HMRC’s Inheritance Tax & Trusts Newsletter (August 2009) features a report on its Annual Probate Section Conference, which indicates that if instructions for the valuation of a property are given on the correct basis, any uplift in value subsequently agreed is ‘unlikely’ to attract a penalty. The ‘correct basis’ is defined as:
‘…a hypothetical sale in the open market under normal market conditions and marketed property with no discounts for a quick sale or for the time of year etc’.
It was suggested at the above conference that, in order to be confident that ‘reasonable care’ had been demonstrated, three valuations from different estate agents were preferable, or a professional (i.e. Royal Institute of Chartered Surveyors) valuation if a definitive valuation was necessary. Rather worryingly, HMRC said that this would only ‘go a long way’ to demonstrating reasonable care.
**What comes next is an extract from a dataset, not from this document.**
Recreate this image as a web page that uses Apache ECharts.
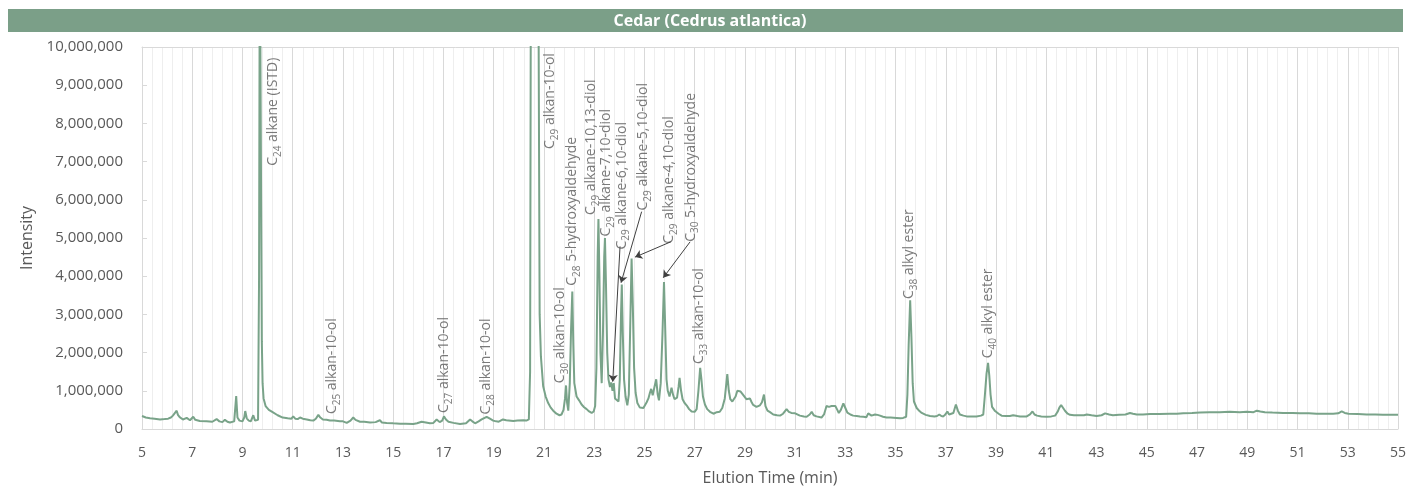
<!DOCTYPE html>
<html>
<head>
<meta charset="utf-8">
<title>Cedar (Cedrus atlantica)</title>
<script src="https://cdn.jsdelivr.net/npm/echarts@6/dist/echarts.min.js"></script>
<style>
  html, body { margin: 0; padding: 0; background: #fff; }
  #chart { width: 1410px; height: 491px; }
</style>
</head>
<body>
<div id="chart"></div>
<script>
// elution time (min), intensity (x 1,000,000)
var trace5to20 = [
	[5.0,0.34],[5.15,0.3],[5.32,0.28],[5.5,0.27],[5.72,0.25],[5.9,0.26],[6.04,0.27],[6.15,0.3],[6.23,0.35],[6.3,0.4],
	[6.38,0.48],[6.43,0.37],[6.5,0.31],[6.63,0.25],[6.78,0.29],[6.91,0.23],[7.04,0.32],[7.12,0.24],[7.3,0.21],[7.57,0.2],
	[7.8,0.19],[7.97,0.26],[8.08,0.2],[8.2,0.18],[8.3,0.24],[8.4,0.19],[8.5,0.17],[8.67,0.2],[8.75,0.86],[8.8,0.3],
	[8.88,0.22],[9.0,0.2],[9.07,0.3],[9.11,0.47],[9.17,0.28],[9.25,0.22],[9.33,0.2],[9.43,0.36],[9.5,0.22],[9.55,0.17],
	[9.62,0.24],[9.66,4.0],[9.69,13.0],[9.73,13.0],[9.77,2.3],[9.8,1.2],[9.84,0.8],[9.92,0.6],[10.05,0.5],[10.2,0.44],
	[10.4,0.36],[10.6,0.3],[10.8,0.28],[10.95,0.27],[11.02,0.33],[11.1,0.27],[11.2,0.26],[11.29,0.3],[11.4,0.27],[11.56,0.25],
	[11.7,0.23],[11.82,0.22],[11.92,0.27],[12.02,0.37],[12.1,0.3],[12.2,0.25],[12.35,0.24],[12.48,0.22],[12.65,0.22],[12.88,0.2],
	[13.0,0.2],[13.15,0.16],[13.3,0.22],[13.41,0.3],[13.5,0.24],[13.68,0.19],[13.85,0.19],[14.08,0.17],[14.3,0.18],[14.47,0.23],
	[14.55,0.17],[14.74,0.16],[15.0,0.15],[15.27,0.14],[15.5,0.14],[15.8,0.13],[15.95,0.15],[16.13,0.19],[16.3,0.17],[16.46,0.15],
	[16.6,0.16],[16.73,0.25],[16.85,0.18],[16.95,0.22],[17.02,0.33],[17.1,0.25],[17.2,0.19],[17.4,0.16],[17.66,0.13],[17.9,0.15],
	[18.06,0.25],[18.15,0.2],[18.26,0.15],[18.4,0.2],[18.52,0.25],[18.72,0.32],[18.85,0.27],[18.98,0.22],[19.1,0.2],[19.2,0.19],
	[19.37,0.25],[19.5,0.23],[19.78,0.21],[19.95,0.22],[20.18,0.23],[20.3,0.22],[20.4,0.25]
];
var trace20to30 = [
	[20.45,1.5],[20.48,12.0],[20.78,12.0],[20.83,3.0],[20.88,1.9],[20.97,1.12],[21.07,0.85],[21.17,0.68],[21.27,0.56],[21.37,0.48],
	[21.5,0.4],[21.62,0.36],[21.7,0.38],[21.78,0.5],[21.84,0.8],[21.88,1.14],[21.92,0.7],[21.97,0.48],[22.03,1.2],[22.08,2.6],
	[22.13,3.6],[22.17,2.2],[22.21,1.2],[22.3,0.85],[22.4,0.75],[22.5,0.64],[22.6,0.57],[22.7,0.52],[22.8,0.46],[22.9,0.42],
	[22.98,0.46],[23.04,0.6],[23.09,1.6],[23.14,4.5],[23.17,5.5],[23.21,4.0],[23.25,2.0],[23.3,1.2],[23.35,2.5],[23.4,4.5],
	[23.43,5.0],[23.47,3.8],[23.52,2.0],[23.57,1.3],[23.63,1.1],[23.68,1.22],[23.73,1.0],[23.78,1.2],[23.83,0.8],[23.9,0.76],
	[23.97,0.72],[24.02,1.3],[24.07,3.0],[24.1,3.78],[24.14,2.5],[24.19,1.3],[24.25,0.85],[24.32,0.62],[24.38,0.9],[24.43,2.5],
	[24.49,4.46],[24.54,3.2],[24.59,1.6],[24.65,0.95],[24.72,0.68],[24.82,0.56],[24.96,0.55],[25.09,0.7],[25.16,0.8],[25.22,0.95],
	[25.27,1.05],[25.33,0.88],[25.4,1.1],[25.47,1.3],[25.53,0.9],[25.58,0.75],[25.65,1.2],[25.72,2.5],[25.78,3.85],[25.83,2.6],
	[25.88,1.3],[25.93,1.0],[26.0,0.85],[26.08,1.08],[26.14,0.9],[26.2,0.78],[26.3,0.82],[26.36,1.1],[26.4,1.34],[26.46,1.0],
	[26.52,0.78],[26.6,0.68],[26.68,0.62],[26.78,0.52],[26.88,0.46],[27.0,0.45],[27.08,0.52],[27.15,1.0],[27.22,1.6],[27.27,1.3],
	[27.33,0.85],[27.41,0.64],[27.5,0.52],[27.61,0.45],[27.75,0.4],[27.88,0.44],[28.0,0.45],[28.1,0.55],[28.2,0.8],[28.3,1.44],
	[28.36,1.0],[28.42,0.78],[28.5,0.72],[28.56,0.7],[28.63,0.85],[28.7,1.0],[28.77,0.97],[28.83,0.98],[28.9,0.92],[28.96,0.88],
	[29.06,0.78],[29.13,0.75],[29.2,0.8],[29.27,0.7],[29.33,0.63],[29.4,0.6],[29.46,0.58],[29.53,0.6],[29.6,0.62],[29.68,0.7],
	[29.76,0.9],[29.82,0.6],[29.9,0.48]
];
var trace30to55 = [
	[30.0,0.44],[30.13,0.38],[30.28,0.36],[30.4,0.35],[30.52,0.4],[30.66,0.52],[30.75,0.45],[30.85,0.42],[31.0,0.41],[31.19,0.35],
	[31.35,0.33],[31.46,0.32],[31.58,0.38],[31.66,0.45],[31.74,0.36],[31.85,0.33],[32.05,0.3],[32.15,0.38],[32.25,0.6],[32.35,0.58],
	[32.45,0.6],[32.52,0.57],[32.6,0.6],[32.68,0.5],[32.74,0.42],[32.82,0.5],[32.92,0.67],[33.0,0.55],[33.08,0.43],[33.2,0.38],
	[33.31,0.35],[33.45,0.34],[33.58,0.33],[33.72,0.32],[33.84,0.31],[33.91,0.41],[33.98,0.36],[34.04,0.35],[34.18,0.38],[34.28,0.37],
	[34.38,0.35],[34.5,0.32],[34.64,0.3],[34.8,0.3],[35.04,0.29],[35.18,0.28],[35.3,0.29],[35.42,0.32],[35.47,0.9],[35.52,2.2],
	[35.58,3.37],[35.63,2.4],[35.68,1.2],[35.73,0.72],[35.84,0.55],[35.95,0.47],[36.04,0.42],[36.2,0.37],[36.37,0.34],[36.55,0.33],
	[36.65,0.34],[36.74,0.38],[36.82,0.34],[36.9,0.33],[36.98,0.38],[37.06,0.46],[37.13,0.38],[37.2,0.34],[37.3,0.42],[37.4,0.64],
	[37.48,0.48],[37.56,0.38],[37.7,0.35],[37.83,0.33],[38.0,0.33],[38.22,0.33],[38.4,0.35],[38.49,0.38],[38.55,0.85],[38.62,1.45],
	[38.68,1.73],[38.73,1.4],[38.78,0.9],[38.84,0.58],[38.96,0.47],[39.1,0.4],[39.22,0.35],[39.4,0.34],[39.55,0.34],[39.68,0.36],
	[39.75,0.38],[39.85,0.34],[39.95,0.33],[40.1,0.33],[40.22,0.33],[40.35,0.38],[40.45,0.46],[40.53,0.38],[40.63,0.35],[40.8,0.33],
	[41.02,0.32],[41.2,0.33],[41.35,0.35],[41.45,0.45],[41.52,0.56],[41.59,0.63],[41.67,0.55],[41.75,0.47],[41.85,0.4],[41.94,0.37],
	[42.1,0.36],[42.34,0.36],[42.5,0.36],[42.61,0.38],[42.8,0.36],[43.0,0.34],[43.2,0.36],[43.34,0.41],[43.5,0.38],[43.65,0.36],
	[43.9,0.37],[44.15,0.38],[44.33,0.42],[44.45,0.4],[44.6,0.38],[44.85,0.38],[45.13,0.39],[45.5,0.39],[45.92,0.4],[46.2,0.4],
	[46.45,0.41],[46.8,0.42],[47.12,0.43],[47.5,0.44],[47.9,0.44],[48.3,0.45],[48.7,0.44],[48.98,0.45],[49.25,0.44],[49.38,0.48],
	[49.44,0.52],[49.52,0.46],[49.7,0.44],[50.0,0.43],[50.43,0.42],[50.8,0.42],[51.1,0.41],[51.45,0.41],[51.76,0.4],[52.1,0.4],
	[52.42,0.4],[52.62,0.41],[52.76,0.46],[52.88,0.42],[53.03,0.4],[53.4,0.39],[53.75,0.38],[54.1,0.38],[54.4,0.37],[54.7,0.37],
	[55.0,0.37]
];

// peak names: carbon number (subscript) + rest of name
var peakCarbon = ['24','25','27','28','29','30','28','29','29','29','29','29','30','33','38','40'];
var peakName = [' alkane (ISTD)',' alkan-10-ol',' alkan-10-ol',' alkan-10-ol',' alkan-10-ol',' alkan-10-ol',
	' 5-hydroxyaldehyde',' alkane-10,13-diol',' alkane-7,10-diol',' alkane-6,10-diol',' alkane-5,10-diol',
	' alkane-4,10-diol',' 5-hydroxyaldehyde',' alkan-10-ol',' alkyl ester',' alkyl ester'];
// where each label starts (time, intensity x 1e6)
var labelAt = [[10.22,6.89],[12.58,0.39],[17.04,0.42],[18.69,0.38],[21.24,7.33],[21.64,1.2],[22.12,3.75],
	[22.87,5.6],[23.49,5.04],[24.09,4.7],[24.94,5.72],[25.98,4.85],[26.84,4.9],[27.18,1.7],[35.55,3.4],[38.69,1.85]];
// arrows from label to peak
var arrows = [
	[[24.03,4.78],[23.74,1.24]],
	[[24.89,5.69],[24.07,3.83]],
	[[26.05,4.9],[24.63,4.5]],
	[[26.82,4.9],[25.75,3.96]]
];

var M = 1000000;
var trace = trace5to20.concat(trace20to30, trace30to55).map(function(p) { return [p[0], p[1] * M]; });
var labelData = labelAt.map(function(p, i) { return [p[0], p[1] * M, i]; });
var arrowData = arrows.map(function(a) {
	return [{coord: [a[0][0], a[0][1] * M]}, {coord: [a[1][0], a[1][1] * M]}];
});

var FONT = '"Open Sans", "Noto Sans", sans-serif';
var GREY = '#595959';
var LINE = '#79a389';

var chart = echarts.init(document.getElementById('chart'), null, {renderer: 'canvas'});
chart.setOption({
	animation: false,
	textStyle: {fontFamily: FONT},
	graphic: [
		{type: 'rect', left: 8, top: 9, shape: {width: 1395, height: 23}, style: {fill: '#7b9f88'}},
		{type: 'text', x: 710, y: 21, style: {text: 'Cedar (Cedrus atlantica)', fill: '#fff',
			font: 'bold 16px ' + FONT, align: 'center', verticalAlign: 'middle'}}
	],
	grid: {left: 142, right: 12, top: 47, bottom: 58},
	xAxis: [{
		type: 'value',
		min: 5, max: 55, interval: 2,
		name: 'Elution Time (min)',
		nameLocation: 'middle',
		nameGap: 41,
		nameTextStyle: {color: GREY, fontSize: 16, fontFamily: FONT},
		axisLine: {show: true, lineStyle: {color: '#d9d9d9', width: 1}},
		axisTick: {show: false},
		axisLabel: {color: GREY, fontSize: 14, margin: 17, fontFamily: FONT},
		splitLine: {show: true, lineStyle: {color: '#d9d9d9', width: 1}},
		minorTick: {show: false, splitNumber: 5},
		minorSplitLine: {show: true, lineStyle: {color: '#eeeeee', width: 1}}
	}, {
		type: 'value', position: 'top',
		min: 5, max: 55,
		axisLine: {show: true, lineStyle: {color: '#d9d9d9', width: 1}},
		axisTick: {show: false}, axisLabel: {show: false}, splitLine: {show: false}
	}],
	yAxis: {
		type: 'value',
		min: 0, max: 10 * M, interval: M,
		name: 'Intensity',
		nameLocation: 'middle',
		nameGap: 106,
		nameTextStyle: {color: GREY, fontSize: 16, fontFamily: FONT},
		axisLine: {show: true, lineStyle: {color: '#d9d9d9', width: 1}},
		axisTick: {show: true, inside: true, length: 5, lineStyle: {color: '#d9d9d9'}},
		axisLabel: {color: GREY, fontSize: 15, margin: 19, fontFamily: FONT,
			formatter: function(v) { return v.toLocaleString('en-US'); }},
		splitLine: {show: false}
	},
	series: [{
		type: 'line',
		data: trace,
		showSymbol: false,
		smooth: false,
		clip: true,
		lineStyle: {color: LINE, width: 2},
		itemStyle: {color: LINE},
		markLine: {
			silent: true,
			symbol: ['none', 'arrow'],
			symbolSize: 7,
			label: {show: false},
			lineStyle: {color: '#404040', width: 1, type: 'solid'},
			data: arrowData
		}
	}, {
		type: 'scatter',
		data: labelData,
		symbolSize: 1,
		silent: true,
		itemStyle: {color: 'rgba(0,0,0,0)'},
		label: {
			show: true,
			position: 'inside',
			rotate: 90,
			align: 'left',
			verticalAlign: 'middle',
			color: GREY,
			formatter: function(p) {
				var i = p.data[2];
				return '{n|C}{s|' + peakCarbon[i] + '}{n|' + peakName[i] + '}';
			},
			rich: {
				n: {fontSize: 14, lineHeight: 20, color: GREY, fontFamily: FONT},
				s: {fontSize: 10, lineHeight: 10, height: 10, verticalAlign: 'bottom', color: GREY, fontFamily: FONT}
			}
		}
	}]
});
</script>
</body>
</html>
HMRC stated that they would also look at what steps were actually taken, and would consider:
- Was professional advice sought?
- Were instructions given on the correct basis?
- Was the valuer’s attention drawn to particular features of the property (e.g. development potential)?
- Was anything unusual about the valuation questioned?
Clearly, this implies a high standard of care, and could perhaps be in response to the decision in Cairns v Revenue & Customs  UKFTT 00008 (TC), in which HMRC tried to impose a penalty on a solicitor who submitted a professional property valuation as part of an IHT return for a deceased person’s estate, which turned out to be too low. The Special Commissioner held that even if the return was incorrect, there was only minor negligence on the grounds that the professional valuation had been heavily qualified and provisionally estimated.
The above comments in the Trusts and Estates Newsletter and the Cairns case deal with asset valuations in IHT returns, but should also perhaps be considered in the context of tax returns for individuals and companies as well.
HMRC will shortly be introducing a series of ‘toolkits’ for agents, which will provide guidance on compliance risks, and ‘…to set out how agents can reduce the likelihood of mistakes occurring in the returns.’ The toolkits will cover risks in areas including CGT (land and property), CGT for trusts and IHT. It is understood that the use of these toolkits will constitute reasonable care, which therefore suggests that an error in a tax return in an area covered by a toolkit will not be careless for penalty purposes if the guidance in the toolkit has been followed properly.
HMRC states that using the toolkits will ‘…reduce the potential risk of an HMRC enquiry or inspection that could result after an error has been made’. This indicates that the toolkits will also make it more difficult for HMRC to make a discovery outside the normal tax return enquiry window. In the meantime, guidance is available on finality and discovery in self-assessment returns in HMRC Statement of Practice 1/2006.